The primary reasons for forming ad hoc committees are self-evident. First, "size matters," and debtors are far more willing to negotiate with a group of creditors who hold substantial claims in the aggregate rather than with a series of individual creditors. Indeed, prepetition borrowers and issuers often encourage bondholders to form ad hoc committees precisely for this purpose. While there are certainly no guarantees that a settlement negotiated by an ad hoc committee will be accepted by the requisite bondholders generally in a consent solicitation or exchange offer (if out-of-court) or a plan vote (if in-court), it is certainly beneficial to know whether a critical mass of bondholders is willing to support a proposed solution. Second, teaming up with other bondholders enables cost-sharing of legal and financial advisor fees.
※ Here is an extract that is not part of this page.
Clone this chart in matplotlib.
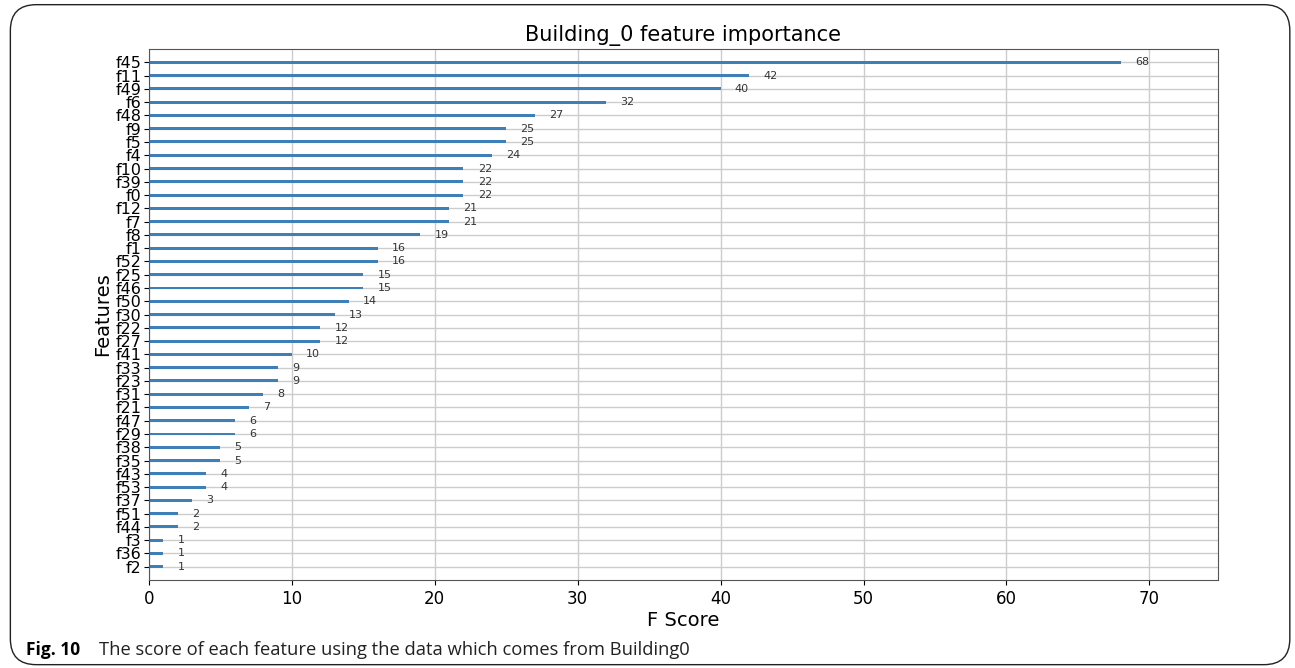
import numpy as np
import matplotlib.pyplot as plt
from matplotlib.patches import FancyBboxPatch

# feature names and F scores, top to bottom as in the chart
features = ['f45', 'f11', 'f49', 'f6', 'f48', 'f9', 'f5', 'f4', 'f10', 'f39',
            'f0', 'f12', 'f7', 'f8', 'f1', 'f52', 'f25', 'f46', 'f50', 'f30',
            'f22', 'f27', 'f41', 'f33', 'f23', 'f31', 'f21', 'f47', 'f29', 'f38',
            'f35', 'f43', 'f53', 'f37', 'f51', 'f44', 'f3', 'f36', 'f2']
scores = [68, 42, 40, 32, 27, 25, 25, 24, 22, 22,
          22, 21, 21, 19, 16, 16, 15, 15, 14, 13,
          12, 12, 10, 9, 9, 8, 7, 6, 6, 5,
          5, 4, 4, 3, 2, 2, 1, 1, 1]
x_ticks = [0, 10, 20, 30, 40, 50, 60, 70]

# xgboost style: lowest first
feat = features[::-1]
vals = scores[::-1]
ylocs = np.arange(len(vals))

fig = plt.figure(figsize=(12.95, 6.68), dpi=100)

# outer rounded frame
frame = FancyBboxPatch((0.008, 0.005), 0.988, 0.988,
                       boxstyle="round,pad=0,rounding_size=0.02",
                       transform=fig.transFigure, fill=False,
                       ec='#222222', lw=1.0, mutation_aspect=1295 / 668)
fig.patches.append(frame)

ax = fig.add_axes([0.115, 0.1317, 0.8255, 0.7949])
ax.barh(ylocs, vals, align='center', height=0.22, color='#3f7fb7')
for x, y in zip(vals, ylocs):
    ax.text(x + 1, y, x, va='center', fontsize=8, color='#333333')

ax.set_yticks(ylocs)
ax.set_yticklabels(feat, fontsize=11.5)
ax.set_xticks(x_ticks)
ax.tick_params(axis='x', labelsize=12)
ax.tick_params(axis='y', pad=2)
ax.set_xlim(0, max(vals) * 1.1)
ax.set_ylim(-1, len(vals))
ax.grid(True, color='#cccccc', lw=1)
ax.set_axisbelow(True)
for s in ax.spines.values():
    s.set_color('#555555')

ax.set_title('Building_0 feature importance', fontsize=15, pad=6)
ax.set_xlabel('F Score', fontsize=14, labelpad=2)
ax.set_ylabel('Features', fontsize=14, labelpad=2)

fig.text(0.02, 0.027, 'Fig. 10', fontsize=12.5, fontweight='bold',
         family='Open Sans', va='center')
fig.text(0.0765, 0.027, 'The score of each feature using the data which comes from Building0',
         fontsize=13.2, family='Open Sans', va='center', color='#222222')

fig.savefig('out.png', dpi=100)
Judge Walrath's answer to the above question is simple. If you are an ad hoc committee and in possession of MNPI, either don't trade in the securities or establish an internal wall between the private and public sides of your shop, and further don't assume you are free to trade just because the agreed "restricted period" has terminated. Fair enough, although whether the WaMu Settling Noteholders actually crossed the line rather than merely presenting a "colorable claim" is left open for another day. But why does the concept of fiduciary duties need to be brought into the discussion? There are plenty of remedies for improper trading while in the possession of MNPI, but adding the burden of fiduciary duties opens up an entirely new category of risks that, potentially, expose ad hoc committee members to legal claims having nothing to do with insider trading.
It is not difficult to imagine situations in which the foregoing scenario could play out. Suppose, for example, an ad hoc committee consists of large bondholders interested in a debt-equity conversion. Some smaller non-committee bondholders, however, may have no interest in holding equity, either because it is not part of their investment strategy or because their fund is precluded from holding equity securities. In a debt-equity conversion plan, therefore, these latter bondholders could be compelled to sell their equity (or their right to receive equity) quickly, and potentially at a low price given urgent timing considerations. Could these bondholders sue the ad hoc committee members for not acting in the best interests of bondholders who did not want to, or could not, hold equity in the reorganized company?
Or how about the very common scenario in which the debtors agree to reimburse the fees of the ad hoc committee's professionals. Can non-committee bondholders sue the committee members because they did not also negotiate for the reimbursement of professional fees incurred by non-committee members?
In fact, the WaMu dicta begs an even more basis question: if ad hoc committee members have fiduciary duties like official committees, are they restricted from trading even if not in possession of MNPI unless they set up a strict internal wall?
Whether the WaMu Settling Noteholders did, in fact, engage in improper insider trading is an issue that may or may not be resolved in the long run and is, of course, highly dependent on the unusual facts of the WaMu situation. But whether ad hoc committee members owe fiduciary duties to non-committee members is, we fear, an issue that may play out repeatedly in the years to come, whether simply through behind-the-scenes threats or eventually through live litigation. That's too bad, because there are already ample remedies (such as insider trading laws) for the rare abuse of an ad hoc committee position without layering on top of those remedies a fiduciary duty construct that could turn a molehill into a mountain.